Pro-life Freedom Rides inspired by historic US civil rights events

Pro-life Freedom Rides inspired by historic US civil rights events

Alveda King and a picture of Freedom Riders who were attacked for riding a bus in Alabama.
Alveda King and a picture of Freedom Riders who were attacked for riding a bus in Alabama.


Drawing on the Freedom Rides of the civil rights movement in 1961, Alveda King, the niece of Martin Luther King, Jr., is promoting an event called Pro-life Freedom Rides in Alabama and Georgia. The reason for the event, she explained to CNA, is that the focus of the new civil rights movement is the defenseless unborn child.

The Freedom Rides will begin with an assembly at Birmingham, Alabama on July 23. After a Saturday morning prayer vigil at a Planned Parenthood abortion clinic, participants will caravan to Atlanta, Georgia for a pro-life service at the grave of Rev. Martin Luther King, Jr.
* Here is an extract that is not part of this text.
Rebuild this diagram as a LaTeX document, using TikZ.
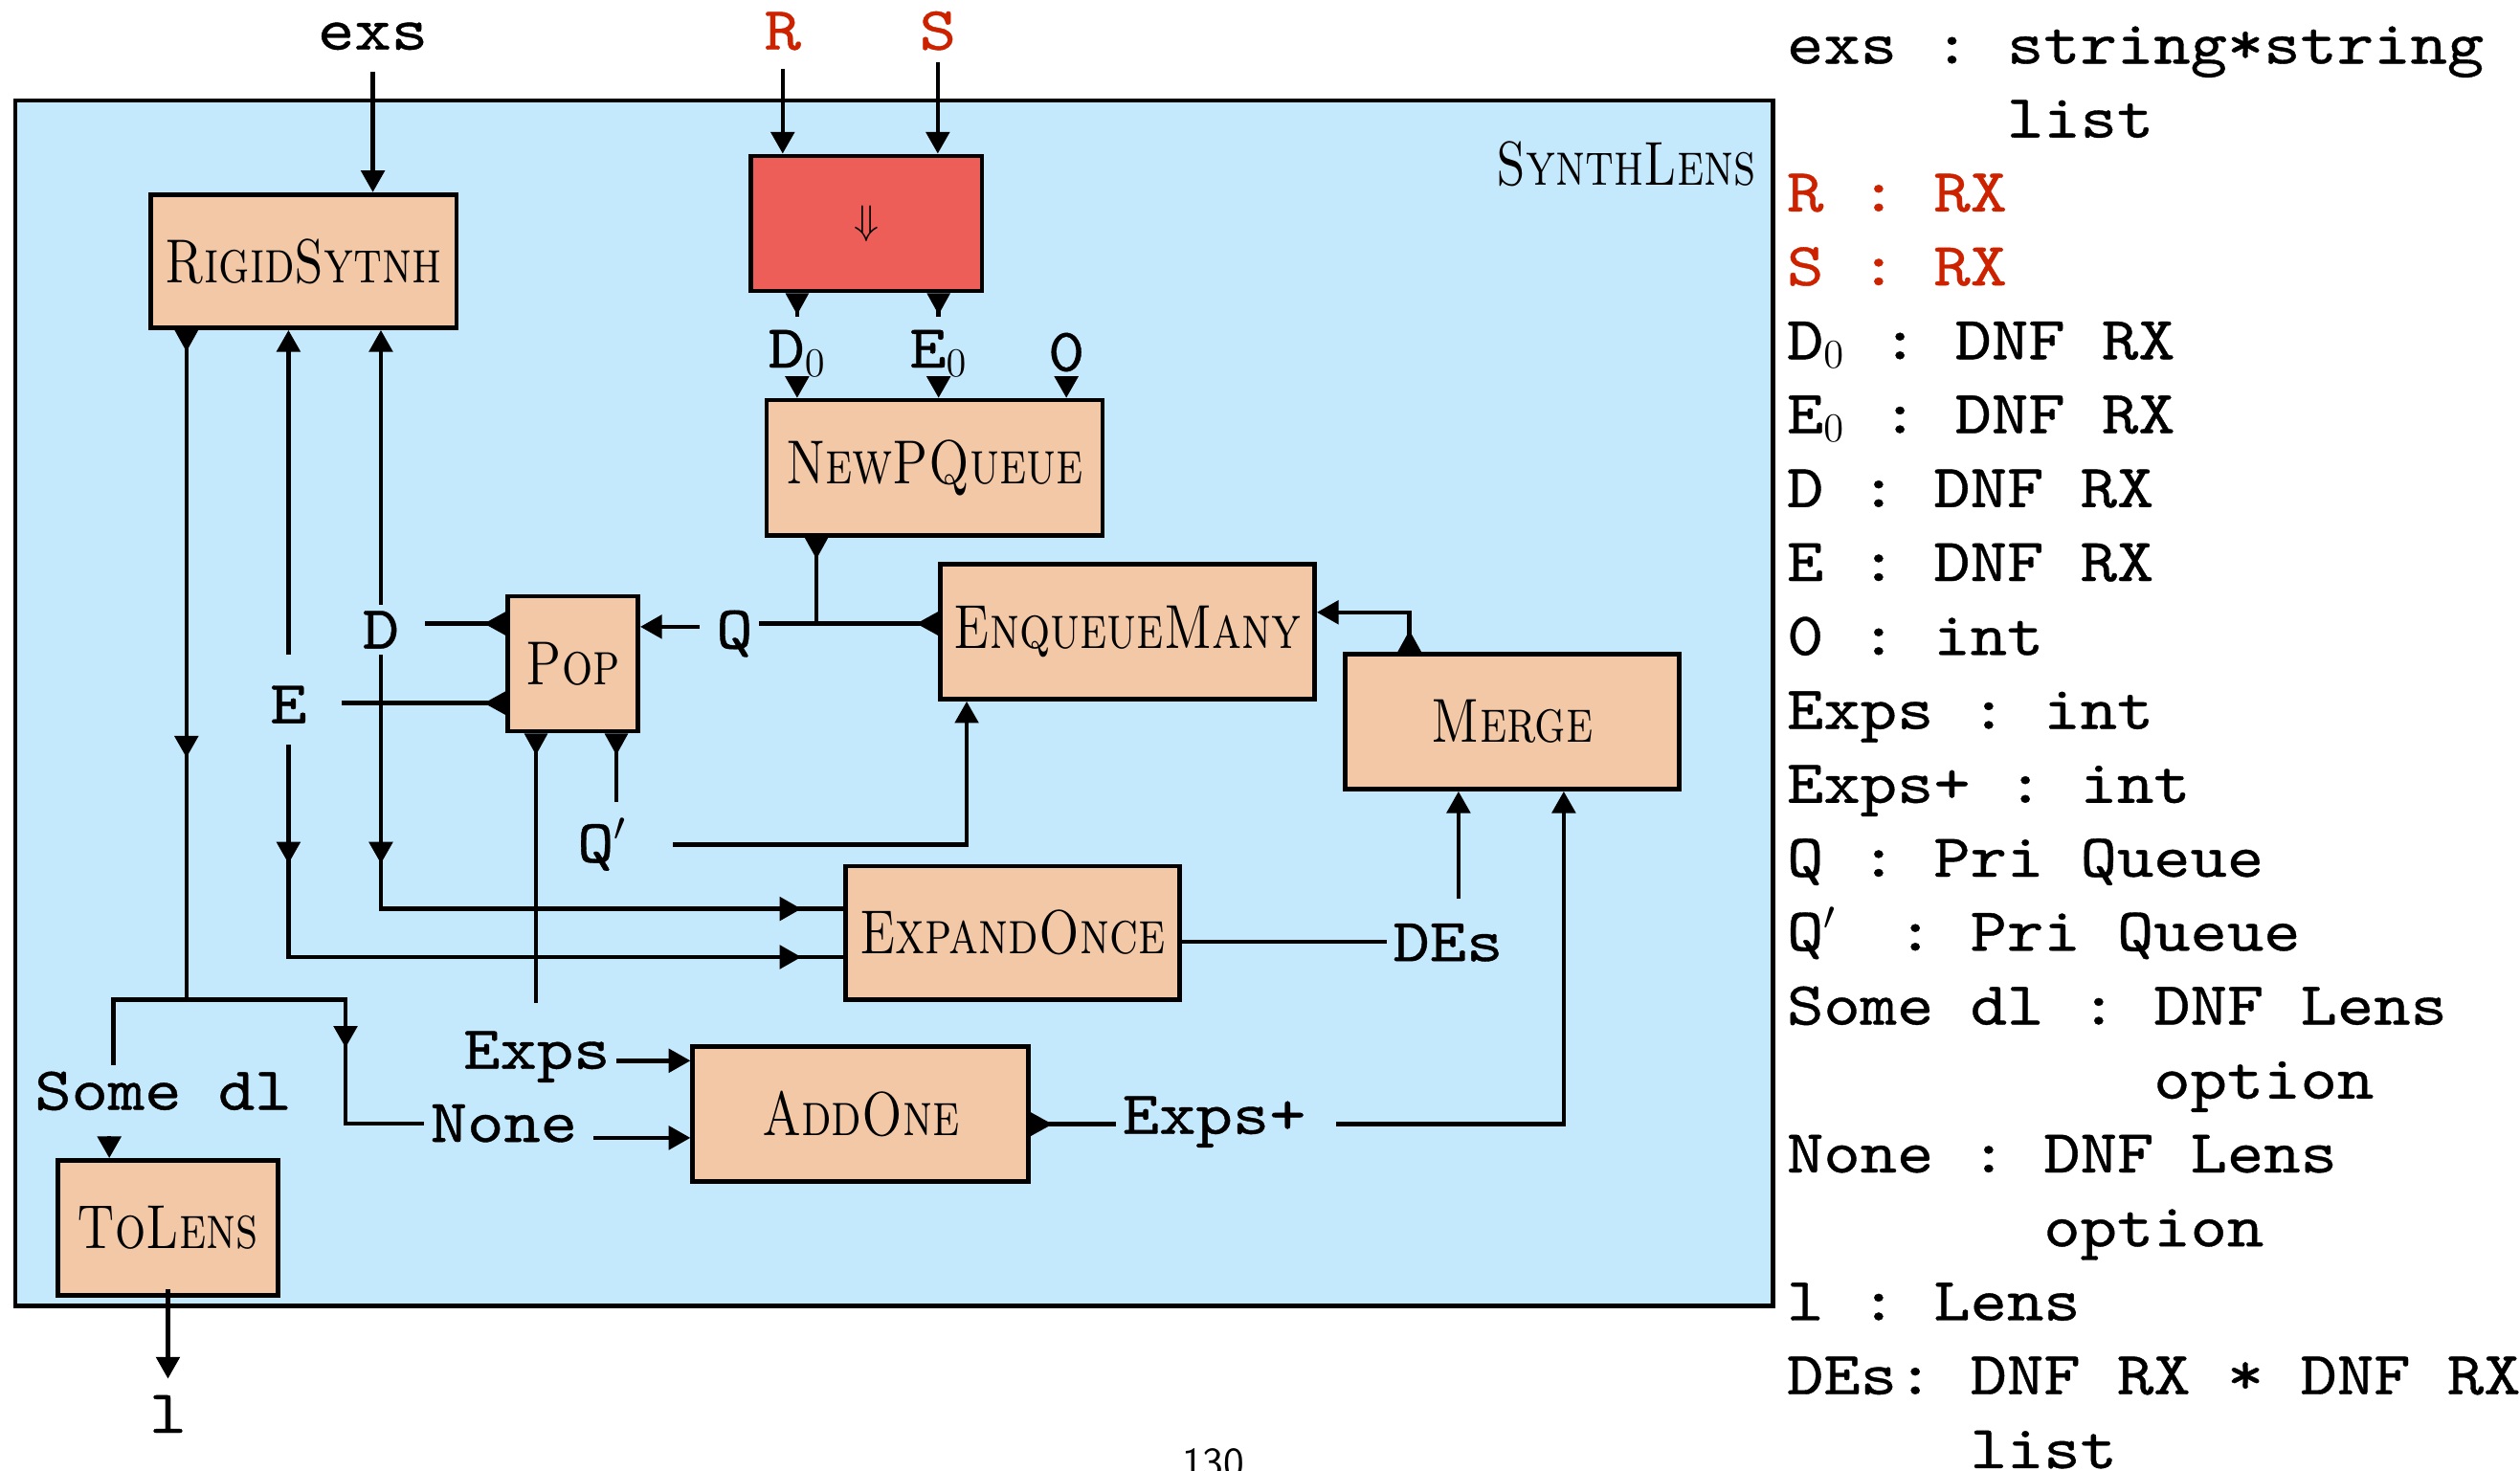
\documentclass[tikz,border=0pt]{standalone}
\usepackage{fontspec}
\usepackage{graphicx}
\usepackage{tikz}
\usetikzlibrary{arrows.meta,positioning,calc,decorations.markings}
\newfontfamily\codefont{lmmono10-regular.otf}[FakeStretch=1.14,FakeBold=0.6]
\newfontfamily\boxfont{lmromancaps10-regular.otf}[FakeStretch=0.78]
\newcommand\prm{\makebox[0pt][l]{$'$}\hphantom{0}}
\definecolor{lensBlue}{HTML}{C4E9FD}
\definecolor{blkPeach}{HTML}{F2C8A6}
\definecolor{drvRed}{HTML}{EE5E58}
\definecolor{rxRed}{HTML}{CC2200}

\begin{document}
\begin{tikzpicture}[
  blk/.style={draw,line width=1.6pt,fill=blkPeach,minimum height=1.68cm,inner sep=0pt,
    font=\boxfont\fontsize{22}{22}\selectfont},
  lbl/.style={font=\codefont\fontsize{21.7}{26}\selectfont\frenchspacing,inner sep=2pt},
  wire/.style={line width=1.5pt},
  arr/.style={-{Triangle[length=0.27cm,width=0.29cm]}},
  port/.style={{Triangle[reversed,length=0.27cm,width=0.28cm]}-},
  portarr/.style={{Triangle[reversed,length=0.27cm,width=0.28cm]}-{Triangle[length=0.27cm,width=0.29cm]}},
  midtip/.style={postaction={decorate,decoration={markings,
    mark=at position #1 with {\arrow{Triangle[length=0.27cm,width=0.29cm]}}}}}]
\useasboundingbox (0,0) rectangle (31.36,-18.30);

% the SynthLens frame
\node[draw,line width=1.6pt,fill=lensBlue,minimum width=21.87cm,minimum height=15.0cm,inner sep=0pt]
  (frame) at (11.125,-8.75) {};
\node[font=\boxfont\fontsize{22}{22}\selectfont,anchor=base east,inner sep=0pt] (lenslab) at (21.86,-2.30) {SynthLens};

% blocks
\node[blk,minimum width=3.8cm,minimum height=1.66cm] (rigid) at (3.78,-3.25) {RigidSytnh};
\node[blk,minimum width=2.88cm,fill=drvRed] (drv) at (10.78,-2.78) {\fontsize{14}{14}\selectfont$\Downarrow$};
\node[blk,minimum width=4.18cm] (newq) at (11.63,-5.82) {NewPQueue};
\node[blk,minimum width=4.66cm] (enq) at (14.03,-7.86) {EnqueueMany};
\node[blk,minimum width=1.62cm] (pop) at (7.13,-8.26) {Pop};
\node[blk,minimum width=4.16cm] (merge) at (18.82,-8.98) {Merge};
\node[blk,minimum width=4.16cm,minimum height=1.66cm] (expand) at (12.60,-11.61) {ExpandOnce};
\node[blk,minimum width=4.18cm] (addone) at (10.71,-13.86) {AddOne};
\node[blk,minimum width=2.74cm] (tolens) at (2.09,-15.28) {ToLens};

% ports on the blocks
\coordinate (rigidO) at ([xshift=-1.46cm]rigid.south);
\coordinate (split) at ([yshift=-8.33cm]rigidO);
\coordinate (newqO) at ([xshift=-1.47cm]newq.south);
\coordinate (enqQ) at ([yshift=0.10cm]enq.west);
\coordinate (enqQp) at ([xshift=-2.00cm]enq.south);
\coordinate (enqM) at ([yshift=0.24cm]enq.east);
\coordinate (popD) at ([yshift=0.50cm]pop.west);
\coordinate (popE) at ([yshift=-0.49cm]pop.west);
\coordinate (popQ) at ([yshift=0.46cm]pop.east);
\coordinate (popX) at ([xshift=-0.46cm]pop.south);
\coordinate (popQp) at ([xshift=0.54cm]pop.south);
\coordinate (mergeO) at ([xshift=-1.28cm]merge.north);
\coordinate (mergeD) at ([xshift=-0.67cm]merge.south);
\coordinate (mergeX) at ([xshift=0.64cm]merge.south);
\coordinate (expD) at ([yshift=0.30cm]expand.west);
\coordinate (expE) at ([yshift=-0.30cm]expand.west);
\coordinate (expO) at ([yshift=-0.11cm]expand.east);
\coordinate (addX) at ([yshift=0.66cm]addone.west);
\coordinate (addN) at ([yshift=-0.30cm]addone.west);
\coordinate (addO) at ([yshift=-0.13cm]addone.east);

% wire labels
\node[lbl,anchor=base] (exslab) at (4.64,-0.616) {exs};
\node[lbl,anchor=base,text=rxRed] (rlab) at (9.74,-0.616) {R};
\node[lbl,anchor=base,text=rxRed] (slab) at (11.67,-0.616) {S};
\node[lbl,anchor=base] (dzlab) at (9.92,-4.574) {D$_0$};
\node[lbl,anchor=base] (ezlab) at (11.68,-4.574) {E$_0$};
\node[lbl,anchor=base] (zlab) at (13.27,-4.616) {0};
\node[lbl,anchor=base] (qlab) at (9.14,-8.07) {Q};
\node[lbl,anchor=base] (dlab) at (4.74,-8.07) {D};
\node[lbl,anchor=base] (elab) at (3.59,-9.00) {E};
\node[lbl,anchor=base] (qplab) at (7.64,-10.73) {Q\prm};
\node[lbl,anchor=base] (deslab) at (18.02,-11.96) {DEs};
\node[lbl,anchor=base] (explab) at (6.68,-13.30) {Exps};
\node[lbl,anchor=base] (nonelab) at (6.27,-14.21) {None};
\node[lbl,anchor=base] (somelab) at (2.03,-13.81) {Some dl};
\node[lbl,anchor=base] (expplab) at (15.11,-14.11) {Exps+};
\node[lbl,anchor=base] (llab) at (2.09,-17.83) {l};

% inputs at the top
\draw[wire,arr,shorten <=0.2cm] (exslab.south) -- (exslab.south |- rigid.north);
\draw[wire,arr,shorten <=0.15cm] (rlab.south) -- (rlab.south |- drv.north);
\draw[wire,arr,shorten <=0.07cm] (slab.south) -- (slab.south |- drv.north);
\draw[wire,port] (drv.south -| dzlab) -- ++(0,-0.30);
\draw[wire,port] (drv.south -| ezlab) -- ++(0,-0.30);
\draw[wire,arr] (dzlab.south) -- (dzlab.south |- newq.north);
\draw[wire,arr] (ezlab.south) -- (ezlab.south |- newq.north);
\draw[wire,arr] (zlab.south) -- (zlab.south |- newq.north);

% queue into Pop
\draw[wire,port] (newqO) -- (newqO |- enqQ);
\draw[wire,port] (enqQ) -- (enqQ -| qlab.east);
\draw[wire,arr,shorten <=0.13cm] (qlab.west |- popQ) -- (popQ);

% D and E out of Pop
\draw[wire,port,shorten >=0.24cm] (popD) -- (popD -| dlab.east);
\draw[wire,port,shorten >=0.36cm] (popE) -- (popE -| elab.east);
\draw[wire,arr] (dlab.north) -- (dlab.north |- rigid.south);
\draw[wire,arr,shorten <=0.31cm] (elab.north) -- (elab.north |- rigid.south);
\draw[wire,midtip=2.6cm,midtip=-0.52cm] (dlab.south) |- (expD);
\draw[wire,midtip=1.48cm,midtip=-0.52cm] ([yshift=-0.19cm]elab.south) |- (expE);

% Exps and Q' out of Pop
\draw[wire,port,shorten >=0.27cm] (popX) -- (popX |- explab.north);
\draw[wire,port,shorten >=0.13cm] (popQp) -- (popQp |- qplab.north);
\draw[wire,arr,shorten <=0.2cm] (qplab.east) -| (enqQp);

% expand, merge, enqueue
\draw[wire] (expO) -- (expO -| deslab.west);
\draw[wire,arr,shorten <=0.23cm] (deslab.north -| mergeD) -- (mergeD);
\draw[wire,portarr] (mergeO) |- (enqM);

% AddOne
\draw[wire,arr] (explab.east |- addX) -- (addX);
\draw[wire,arr,shorten <=0.13cm] (nonelab.east |- addN) -- (addN);
\draw[wire,port] (addO) -- (addO -| expplab.west);
\draw[wire,arr,shorten <=0.3cm] (expplab.east |- addO) -| (mergeX);

% RigidSytnh result: Some dl / None
\draw[wire,port,midtip=5.32cm] (rigidO) -- (split);
\draw[wire] (split) -| ([xshift=-0.62cm]somelab.north);
\draw[wire,midtip=2.58cm] (split) -- ++(1.98,0) |- (nonelab.west);
\draw[wire,arr] ([xshift=-0.67cm,yshift=-0.24cm]somelab.south) -- ([xshift=-0.73cm]tolens.north);
\draw[wire,arr,shorten >=0.13cm] ([yshift=0.1cm]tolens.south) -- (llab.north);

% types
\foreach \row [count=\k from 0] in {
  {exs : string*string}, {\phantom{exs : }list},
  {\textcolor{rxRed}{R : RX}}, {\textcolor{rxRed}{S : RX}},
  {D$_0$ : DNF RX}, {E$_0$ : DNF RX}, {D : DNF RX}, {E : DNF RX},
  {0 : int}, {Exps : int}, {Exps+ : int},
  {Q : Pri Queue}, {Q\prm{} : Pri Queue},
  {Some dl : DNF Lens}, {\phantom{Some dl : }option},
  {None : DNF Lens}, {\phantom{None : }option},
  {l : Lens}, {DEs: DNF RX * DNF RX}, {\phantom{DEs: }list}}
  \node[lbl,anchor=base west,inner sep=0pt] (type\k) at (22.23,{-0.79-0.92*\k}) {\row};

\node[font=\sffamily\fontsize{15}{18}\selectfont,anchor=base] (pagenum) at (15.10,-18.38) {130};
\end{tikzpicture}
\end{document}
In a Tuesday phone interview with CNA, Dr. Alveda King recounted the civil rights era and its connection with the pro-life movement.

“We went through a lot of dramatic experiences on behalf of human dignity, and love for humanity,” she said. “Back in those days we were primarily fighting against oppression on color of skin. Now in the twenty-first century the focus is on the babies in the womb.”
Though she noted the disproportionate number of black babies killed in abortion, she emphasized that the effort to end abortion is “about all humanity.”

“We are fighting for dignity, for justice, for compassion for all people.

“Today, the little baby in the womb appears to his or her mother very much like a little slave. He or she cannot decide whether he or she will live or die, but the mother, sometimes the parents, the medical providers (though I say that cautiously because it is not a medical procedure to kill a person) … those decisions are made without the baby having a lawyer to defend his or her human life.
“He or she is just like a slave at mercy of slave owners,” Alveda King told CNA.
Asked about the original Freedom Rides, she explained that in 1961, laws were passed on behalf of black people so that they could stay in hotels, ride the bus, and have “the same rights that all people had.”
“There were students in 1961 who boarded the bus to test those laws. Those were very tumultuous times, and people lost their lives. Not just black people, but all people of goodwill who were involved in that.”
Alveda King explained that she, Priests for Life head Fr. Frank Pavone, and many pro-life leaders from across America, will take the bus to Atlanta and pray at the tomb of Rev. Martin Luther King, Jr.
She said she looked forward to “the whole experience” of the Pro-Life Freedom Rides Campaign, especially “revisiting another time period that was very important to me.” She also thought she would enjoy being with pro-life leaders from across America and joining in prayers with “many, many people who are praying for life.”
Jim Pinto, the Birmingham-based organizer of the Pro-Life Freedom Rides, in a separate phone interview told CNA that the original freedom rides faced “great resistance,” including the burning of one of the buses in Birmingham.

“Those who stood up for the rights of human beings, and the violence and brutality they suffered, were portrayed for all the country to see,” he explained. “In a few moments, the civil rights movement impacted this nation in a way that may be unprecedented.”
He noted that as a child Alveda King’s house was bombed in reaction to her family’s civil rights work.

The Birmingham events were one of the reasons the Pro-Life Freedom Ride Campaign chose Birmingham, Pinto continued, because it is “synonymous” with the civil rights movement that “changed the nation forever.”
“The whole idea is to say that every human being is endowed with liberty and freedom by God to be the human beings that God has called them to be.
 He explained that Alveda King emphasizes that the pro-life movement is “the civil rights movement of our time.”

“The foundation of the civil rights movement, the foundation of the pro-life movement, is one foundation: the sacredness and dignity of the person, the inviolable right to life, the equality of all people inside and outside of the womb,” Pinto said.

The unborn “are people, they are persons, even though this nation is denying their personhood … We are sponsoring the Pro-life Freedom Ride Campaign to declare their liberty, their freedom, their personhood.”
 He said organizers had no estimated number of participants, as there was no registration process. However, he predicted “quite a big response.”
Pinto reported that the campaign has the “full support” of both the Catholic Bishop of Birmingham Robert Baker and the Archdiocese of Atlanta. The campaign also has support from Protestants including Pentecostal and Evangelical churches.
He added that there has been a “very good response” from the media, who are “quite interested.”
Pinto reported plans are being developed for another campaign in October for another city, which will be announced during the first Pro-Life Freedom Ride.
He said he particularly looked forward to the opening assembly, where the new pro-life song “The Least of These” will be sung.
“We'll have black and white together in that assembly, it is going to be profound.”
Addressing Catholics specifically, he said they should remember that they are “sent by God to evangelize the world.” “The pro-life freedom ride is just a reminder of what we’re all supposed to be doing: love our neighbor as ourselves, in and out of the womb, black and white, old and young, rich and poor.
“We just want to remind you that you are a missionary of the gospel of life.”